The most disastrous of all floods is that recorded in November 1966, year when the Arno overflowed in Florence. The water in St. Mark’s – which is one of the lowest areas in the city – had risen six and a half feet above normal. Water was lashing in, huge waves were breaking against the columns of St. Mark. All telephone lines were out of order, electricity had failed, most of the gas lines were disrupted, all ground-floor stores and dwellings were flooded. It was impossible to move about the city except by boat. Ebb tide was expected around 6:00 PM. Six o’clock had arrived and to everyone’s dismay and terror the water had not receded, it had risen.
By 8:00 PM the Venetians, marooned in their unlighted, unheated homes, realized that it wasn’t just another acqua alta, that was a major disaster. Then suddenly, shortly after 9:00 PM the water began receding. By midnight Venice was above water and the Venetians were out in their boots to inspect the havoc by candlelight.
The Flood in November 1966 To some the scene looked like a gigantic funeral: skeletons of boats and gondolas, mattresses, garbage, dead pigeons and rats were scattered everywhere, floating in the canals. Damage estimates ranged as high as $ 64,000,000. Injury to the monuments was all but incalculable.
(On December 2nd of that very same year the then Director of Unesco called upon for contributions to the safeguard of Venice and Florence.
In 1973, when the Italian government enacted its first Special Law for Venice, Unesco transferred its emergency office in Rome to Venice.)
The disastrous floods have also resulted in urging a solution to the problem.
The solution to the problem should to be some sort of a submerged barrage system called Mose, after the great manipulator of waters.
The costly project was to involve laying 80 steel flaps on the floor of the 3 canals that provide access to the lagoon; in case of emergency the ballast is released from the flaps and the barrier rises to protect the city. Yet Mose remains a very controversial issue and many experts and politicians are still criticizing it. It has been the object of extensive studies and testing, but experts claim the problems are the deeper effect of a series of neglect and rushed-in decisions that never showed any consideration for one fact: that the existence of Venice has always depended on the equilibrium of its lagoon, something the old Venetians were very much aware of.
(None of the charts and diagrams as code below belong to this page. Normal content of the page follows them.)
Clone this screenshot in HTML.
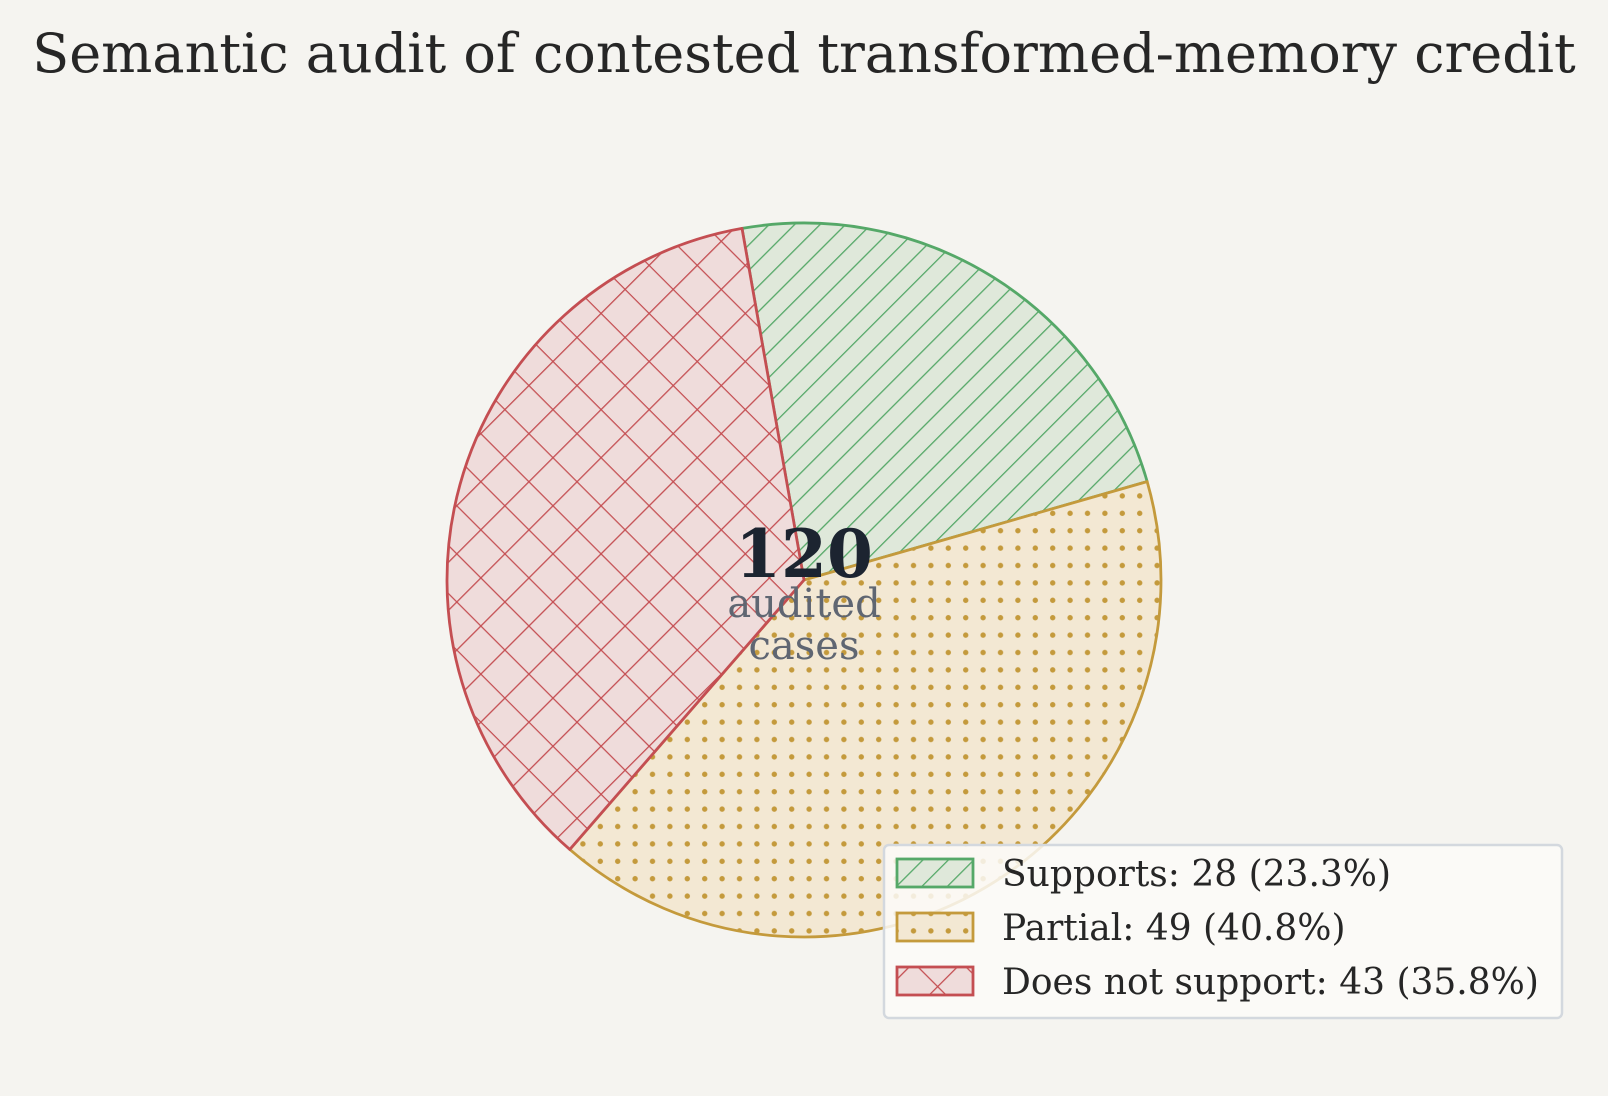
<!DOCTYPE html>
<html><head><meta charset="utf-8"><style>
html,body{margin:0;padding:0;background:#f5f4f0;}
svg{display:block;font-family:"DejaVu Serif","Liberation Serif",serif;}
</style></head><body>
<svg width="1608" height="1096" viewBox="0 0 1608 1096">
<defs>
<pattern id="hg" width="18" height="18" patternUnits="userSpaceOnUse" patternTransform="rotate(45)">
<rect width="18" height="18" fill="#dfe8da"/><line x1="0" y1="0" x2="0" y2="18" stroke="#55a868" stroke-width="2.6"/></pattern>
<pattern id="hy" width="17.4" height="17.4" patternUnits="userSpaceOnUse">
<rect width="17.4" height="17.4" fill="#f3e8d3"/><circle cx="8.7" cy="8.7" r="2.7" fill="#c49a3c"/></pattern>
<pattern id="hr" width="34" height="34" patternUnits="userSpaceOnUse" patternTransform="rotate(45)">
<rect width="34" height="34" fill="#efdcdb"/><line x1="0" y1="0" x2="0" y2="34" stroke="#c44e52" stroke-width="2.6"/><line x1="0" y1="0" x2="34" y2="0" stroke="#c44e52" stroke-width="2.6"/></pattern>
</defs>
<text x="804" y="72" text-anchor="middle" font-size="54" fill="#262626">Semantic audit of contested transformed-memory credit</text>
<g id="pie"></g>
<text x="804" y="577" text-anchor="middle" font-size="66" font-weight="bold" fill="#1c2430">120</text>
<text x="804" y="617" text-anchor="middle" font-size="40" fill="#5f6672">audited</text>
<text x="804" y="659" text-anchor="middle" font-size="40" fill="#5f6672">cases</text>
<g>
<rect x="884" y="845" width="678" height="173" rx="5" fill="#fbfaf8" fill-opacity="0.85" stroke="#d3d8de" stroke-width="2.5"/>
<g id="leg"></g>
</g>
</svg>
<script>
const categories=["Supports","Partial","Does not support"];
const values=[28,49,43];
const fills=["url(#hg)","url(#hy)","url(#hr)"];
const strokes=["#55a868","#c49a3c","#c44e52"];
const NS="http://www.w3.org/2000/svg";
const cx=804,cy=580,r=357,start=100;
const total=values.reduce((a,b)=>a+b,0);
const pie=document.getElementById('pie');
let a=start;
function pt(deg){const t=deg*Math.PI/180;return [cx+r*Math.cos(t),cy-r*Math.sin(t)];}
values.forEach((v,i)=>{
  const sweep=v/total*360;const a2=a-sweep;
  const p1=pt(a),p2=pt(a2);
  const p=document.createElementNS(NS,'path');
  p.setAttribute('d',`M${cx},${cy} L${p1[0]},${p1[1]} A${r},${r} 0 ${sweep>180?1:0} 1 ${p2[0]},${p2[1]} Z`);
  p.setAttribute('fill',fills[i]);p.setAttribute('stroke',strokes[i]);p.setAttribute('stroke-width','2.8');
  p.setAttribute('stroke-linejoin','round');
  
  
  pie.appendChild(p);
  a=a2;
});
const leg=document.getElementById('leg');
values.forEach((v,i)=>{
  const y=859+i*54;
  const g=document.createElementNS(NS,'g');
  
  
  const rc=document.createElementNS(NS,'rect');
  rc.setAttribute('x',897);rc.setAttribute('y',y);rc.setAttribute('width',76);rc.setAttribute('height',28);
  rc.setAttribute('fill',fills[i]);rc.setAttribute('stroke',strokes[i]);rc.setAttribute('stroke-width','2.8');
  g.appendChild(rc);
  const t=document.createElementNS(NS,'text');
  t.setAttribute('x',1002);t.setAttribute('y',y+27);t.setAttribute('font-size','36');t.setAttribute('fill','#262626');
  t.textContent=`${categories[i]}: ${v} (${(v/total*100).toFixed(1)}%)`;
  g.appendChild(t);
  leg.appendChild(g);
});
</script>
</body></html>
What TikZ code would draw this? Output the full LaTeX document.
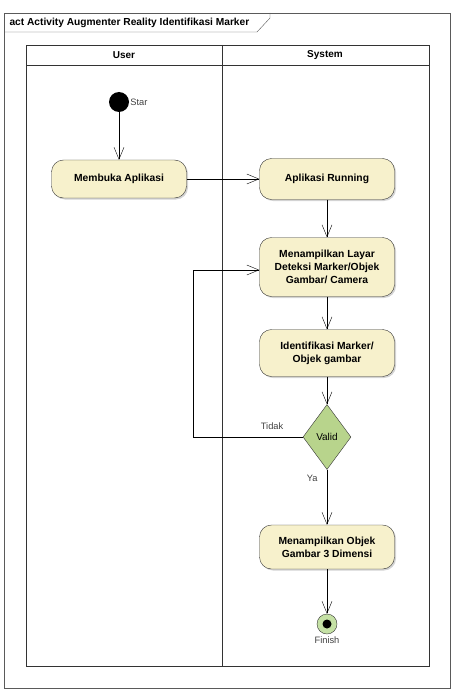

In the 13C the government had established a body in charge of all public and private waters. A proper Magistracy wascreated in 1501.
A plaque dating from the 16th C reads:
“The city of the Venetians, with the help of the Divine Providence, was founded on water, it is encircled by water, it is defended by water instead of walls: thus, any-one who attempts in whatever way to harm the public waters should be declared enemy of the city and judged as he who violates the sacred walls of his home country. The validity of this edict is perpetual“.
So we finish with this: the testimony of the great love the old Venetians had showed for their city, a city which is the triumph of a people who turned barren mudflats into a supreme work of beauty. A city which deserves and demands respect from all of us.